13. Reliance is also placed on the Tribunal’s decision in the case of M/s. Dhanashree Enterprises v. CCE, Pune in Appeal No. ST/565 & 566/12, wherein vide Final Order dated 10-7-2017 it was held that the department could not establish that the service provided by the Appellant are of supply of manpower. In the instant case also we find that the department has not brought any evidence in contrary to prove that the services provided by the contractors to the Respondent are in the nature of Manpower Supply.”

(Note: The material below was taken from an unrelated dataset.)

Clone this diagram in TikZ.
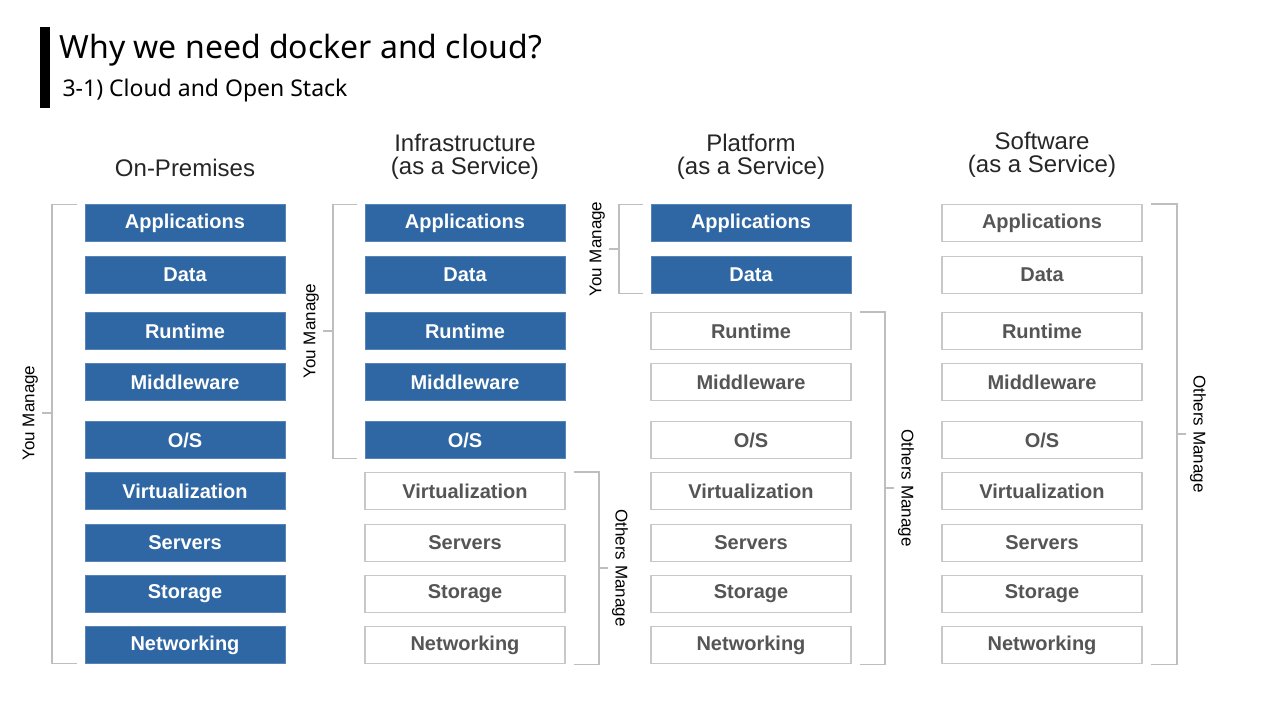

14. In the case of Divya Enterprises (supra), the Tribunal observed that essence of the contract was for execution of work and not for supply of manpower. After scrutiny of the work orders, the Tribunal observed that the work was for completion of particular projects or tasks and therefore will not fall within the definition of “MRSA Service”.

15. In the present case, the facts establish that the appellant has obtained work order to execute certain works which are part of the manufacturing activity. The appellants are thus responsible to execute the work. The payment is on tonnage basis / unit rate. Being a contractor for execution of work, the contractor gets to decide the number of persons that have to be engaged for completion of the work whereas, in the case of man power recruitment services, the contract for supply of workers and the payment is on the basis of man hours spent by the employee. The facts in both these appeals establish that the situation is not covered under MRSA Service. Our view is supported by the decision of the Tribunal in the case of Divya Enterprises (supra). The demand cannot sustain.

16. In the result, the impugned orders are set aside. Appeals are allowed with consequential reliefs, if any.